# WHAT YOU NEED TO DO
Copy every line of the data exactly, leaving nothing out.

# DATA LINES
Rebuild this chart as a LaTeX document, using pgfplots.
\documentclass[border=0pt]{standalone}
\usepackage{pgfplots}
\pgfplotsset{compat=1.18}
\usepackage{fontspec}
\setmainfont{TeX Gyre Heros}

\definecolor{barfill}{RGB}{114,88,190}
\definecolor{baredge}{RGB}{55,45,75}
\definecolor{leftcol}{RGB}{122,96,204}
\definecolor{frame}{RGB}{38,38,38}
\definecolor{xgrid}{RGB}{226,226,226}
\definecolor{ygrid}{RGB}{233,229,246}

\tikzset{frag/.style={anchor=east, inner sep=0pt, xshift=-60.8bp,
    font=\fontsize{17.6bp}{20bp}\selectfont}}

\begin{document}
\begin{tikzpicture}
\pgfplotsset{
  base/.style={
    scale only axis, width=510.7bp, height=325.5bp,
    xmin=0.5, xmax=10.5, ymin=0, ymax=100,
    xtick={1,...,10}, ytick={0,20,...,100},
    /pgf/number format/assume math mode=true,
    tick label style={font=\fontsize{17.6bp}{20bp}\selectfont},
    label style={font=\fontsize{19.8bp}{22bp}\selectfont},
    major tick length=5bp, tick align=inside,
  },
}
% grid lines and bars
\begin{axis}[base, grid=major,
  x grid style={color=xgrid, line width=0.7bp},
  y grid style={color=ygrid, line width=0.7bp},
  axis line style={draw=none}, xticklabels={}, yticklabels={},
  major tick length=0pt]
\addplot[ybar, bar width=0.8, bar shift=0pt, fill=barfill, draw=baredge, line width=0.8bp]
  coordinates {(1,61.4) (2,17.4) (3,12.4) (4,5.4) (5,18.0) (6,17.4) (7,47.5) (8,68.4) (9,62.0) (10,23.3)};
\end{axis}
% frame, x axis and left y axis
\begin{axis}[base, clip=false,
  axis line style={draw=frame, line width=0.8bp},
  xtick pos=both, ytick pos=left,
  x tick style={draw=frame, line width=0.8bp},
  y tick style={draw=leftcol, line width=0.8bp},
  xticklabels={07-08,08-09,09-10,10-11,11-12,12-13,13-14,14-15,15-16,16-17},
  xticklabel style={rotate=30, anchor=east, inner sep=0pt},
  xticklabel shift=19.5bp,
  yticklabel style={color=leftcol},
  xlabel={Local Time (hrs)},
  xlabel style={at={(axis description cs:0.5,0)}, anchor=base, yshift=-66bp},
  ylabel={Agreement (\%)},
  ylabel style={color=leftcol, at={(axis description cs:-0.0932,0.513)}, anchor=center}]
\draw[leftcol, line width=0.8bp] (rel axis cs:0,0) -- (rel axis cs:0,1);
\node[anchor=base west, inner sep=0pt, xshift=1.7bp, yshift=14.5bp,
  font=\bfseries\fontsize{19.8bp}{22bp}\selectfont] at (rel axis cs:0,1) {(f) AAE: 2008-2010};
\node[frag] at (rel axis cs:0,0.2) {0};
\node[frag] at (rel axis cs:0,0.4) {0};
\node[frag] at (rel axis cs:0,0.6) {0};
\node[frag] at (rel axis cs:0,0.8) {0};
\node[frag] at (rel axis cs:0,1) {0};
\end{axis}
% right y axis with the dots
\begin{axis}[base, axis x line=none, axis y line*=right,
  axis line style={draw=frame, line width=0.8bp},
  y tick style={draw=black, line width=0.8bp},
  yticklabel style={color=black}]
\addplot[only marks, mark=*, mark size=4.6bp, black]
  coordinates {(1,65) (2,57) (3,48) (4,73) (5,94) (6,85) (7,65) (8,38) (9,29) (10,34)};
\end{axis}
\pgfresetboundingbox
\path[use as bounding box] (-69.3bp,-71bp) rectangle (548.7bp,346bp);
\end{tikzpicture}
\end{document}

# RESPONSE TO THIS EXERCISE
Rebuild this chart as a LaTeX document, using pgfplots.
\documentclass[border=0pt]{standalone}
\usepackage{pgfplots}
\pgfplotsset{compat=1.18}
\usepackage{fontspec}
\setmainfont{TeX Gyre Heros}

\definecolor{barfill}{RGB}{114,88,190}
\definecolor{baredge}{RGB}{55,45,75}
\definecolor{leftcol}{RGB}{122,96,204}
\definecolor{frame}{RGB}{38,38,38}
\definecolor{xgrid}{RGB}{226,226,226}
\definecolor{ygrid}{RGB}{233,229,246}

\tikzset{frag/.style={anchor=east, inner sep=0pt, xshift=-60.8bp,
    font=\fontsize{17.6bp}{20bp}\selectfont}}

\begin{document}
\begin{tikzpicture}
\pgfplotsset{
  base/.style={
    scale only axis, width=510.7bp, height=325.5bp,
    xmin=0.5, xmax=10.5, ymin=0, ymax=100,
    xtick={1,...,10}, ytick={0,20,...,100},
    /pgf/number format/assume math mode=true,
    tick label style={font=\fontsize{17.6bp}{20bp}\selectfont},
    label style={font=\fontsize{19.8bp}{22bp}\selectfont},
    major tick length=5bp, tick align=inside,
  },
}
% grid lines and bars
\begin{axis}[base, grid=major,
  x grid style={color=xgrid, line width=0.7bp},
  y grid style={color=ygrid, line width=0.7bp},
  axis line style={draw=none}, xticklabels={}, yticklabels={},
  major tick length=0pt]
\addplot[ybar, bar width=0.8, bar shift=0pt, fill=barfill, draw=baredge, line width=0.8bp]
  coordinates {(1,61.4) (2,17.4) (3,12.4) (4,5.4) (5,18.0) (6,17.4) (7,47.5) (8,68.4) (9,62.0) (10,23.3)};
\end{axis}
% frame, x axis and left y axis
\begin{axis}[base, clip=false,
  axis line style={draw=frame, line width=0.8bp},
  xtick pos=both, ytick pos=left,
  x tick style={draw=frame, line width=0.8bp},
  y tick style={draw=leftcol, line width=0.8bp},
  xticklabels={07-08,08-09,09-10,10-11,11-12,12-13,13-14,14-15,15-16,16-17},
  xticklabel style={rotate=30, anchor=east, inner sep=0pt},
  xticklabel shift=19.5bp,
  yticklabel style={color=leftcol},
  xlabel={Local Time (hrs)},
  xlabel style={at={(axis description cs:0.5,0)}, anchor=base, yshift=-66bp},
  ylabel={Agreement (\%)},
  ylabel style={color=leftcol, at={(axis description cs:-0.0932,0.513)}, anchor=center}]
\draw[leftcol, line width=0.8bp] (rel axis cs:0,0) -- (rel axis cs:0,1);
\node[anchor=base west, inner sep=0pt, xshift=1.7bp, yshift=14.5bp,
  font=\bfseries\fontsize{19.8bp}{22bp}\selectfont] at (rel axis cs:0,1) {(f) AAE: 2008-2010};
\node[frag] at (rel axis cs:0,0.2) {0};
\node[frag] at (rel axis cs:0,0.4) {0};
\node[frag] at (rel axis cs:0,0.6) {0};
\node[frag] at (rel axis cs:0,0.8) {0};
\node[frag] at (rel axis cs:0,1) {0};
\end{axis}
% right y axis with the dots
\begin{axis}[base, axis x line=none, axis y line*=right,
  axis line style={draw=frame, line width=0.8bp},
  y tick style={draw=black, line width=0.8bp},
  yticklabel style={color=black}]
\addplot[only marks, mark=*, mark size=4.6bp, black]
  coordinates {(1,65) (2,57) (3,48) (4,73) (5,94) (6,85) (7,65) (8,38) (9,29) (10,34)};
\end{axis}
\pgfresetboundingbox
\path[use as bounding box] (-69.3bp,-71bp) rectangle (548.7bp,346bp);
\end{tikzpicture}
\end{document}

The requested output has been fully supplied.